J’aurais pu donner un autre titre pompeux genre « primum non nocere » mais comme j’ai fait espagnol en deuxième langue je vais éviter le latin.
Il y a un sacré paquets de truc en médecine qui sont réalisés dont on pourrait se passer. Le dépistage est un exemple connexe complexe mais très pertinent. Merci à Jaddo d’avoir fait sa dernière note avec son talent habituel.
Moi, je veux juste parler de ce que je rencontre dans mon métier d’anesthésiste-réanimateur. Il y a un paquet de trucs que je vois souvent et je m’interroge quant à notre tendance à intervenir en excès. Nous avons un métier où la physiologie se vit « en live », avec des médicaments puissants aux effets immédiats, nous sommes donc imprégnés d’une culture de l’action. De plus, y’a quand même un paquet de littérature qui nous enjoint à agir vite dans bon nombre de situations médicales comme les urgences vasculaires, les infections, etc.
A côté de ça, je vois bon nombre de fois où nous dégainons, vite, trop vite ? certains outils :
- l’eau et le sel (pourquoi cette obsession des 2 litres de diurèse ? méfiez-vous des excès de chlorure)
- les macromolécules (encore ? seriously ?)
- l’amiodarone (le poumon, la thyroïde, le contrôle douteux de la FC en situation très aigüe : saignement latent, sepsis larvé ?)
- l’atenolol (cf les béta-bloquants c’est pas tout le temps)
- le fer en intraveineux (je n’arrive pas à l’aimer celui-là, c’est un peu irrationnel mais il me crispe)

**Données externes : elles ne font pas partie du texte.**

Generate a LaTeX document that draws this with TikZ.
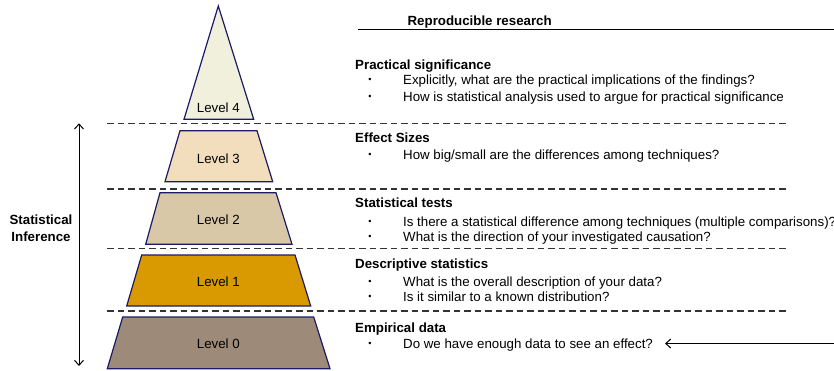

- les morphiniques en per-opératoire (par crainte de la douleur…)
- les cocktails tramadol-nefopam (les EI valent-ils le coup vis à vis d’une éventuelle diminution de morphine ?)
- l’insuline trop agressivement
- la dialyse en réa quand le patient va planter son rein (cf TBL sur ELAIN vs AKIKI)
- l’hydroxyzine comme une tisane au tilleul
- les anti-épileptiques dès que le patient a une douleur sous morphine
- la nutrition parentérale sans contexte clairement en faveur
- les vitamines, les oligo-éléments dans un glucosé pendant 3 jours
- les vitamines autre que B1 dans la prévention du DT
- de l’IPP prescrit comme un réflexe dans 1000 situations où les patients n’en ont pas besoin
- les aminosides dès qu’une infection pointe le bout de son nez à l’hôpital
et la biologie, parlons en !
- pourquoi faire NFS/TP-TCA a un patient qui a déjà été opéré sans soucis sans manifestations hémorragiques ?
- que faite vous d’une coag post-op chez quelqu’un qui n’a pas fait de catastrophe hémorragique ?
- pourquoi faire une carte de groupe pour une chirurgie où vous transfusez un patient tous les 5 ans ?
Je m’arrête là, vous saisissez l’idée… Je pense qu’il y a un bon paquet de fois où il faut se retenir de dégainer son stylo, surtout pendant le tour de minuit où la réflexion n’est pas toujours au top. Il y a plein de situations où ne rien faire, c’est bien faire. Il y a plein de symptômes qui méritent notre attention mais qu’il ne faut pas confondre avec une maladie (c)celui-qui-sait. Il y a plein de fois où juste attendre à côté du patient est suffisant. Et il y a plein de fois où nous faisons peut-être pire que mieux en prescrivant.
Ainsi, il me parait vraiment important de vous arrêter 30 secondes lorsque vous êtes devant un dilemme de prescription. Interrogez-vous sur votre « impulsion » : habitude ou besoin de donner une réponse (facile) à une question difficile (« je fais quoi ? »).
Bon. Je perçois que ce billet prend un ton moralisateur-à-la-con et je ne m’étendrai pas plus mais je crois vraiment très fort à cette idée que les patients font souvent très bien sans nos prescriptions et qu’il suffit de se laisser un peu de temps et de recul.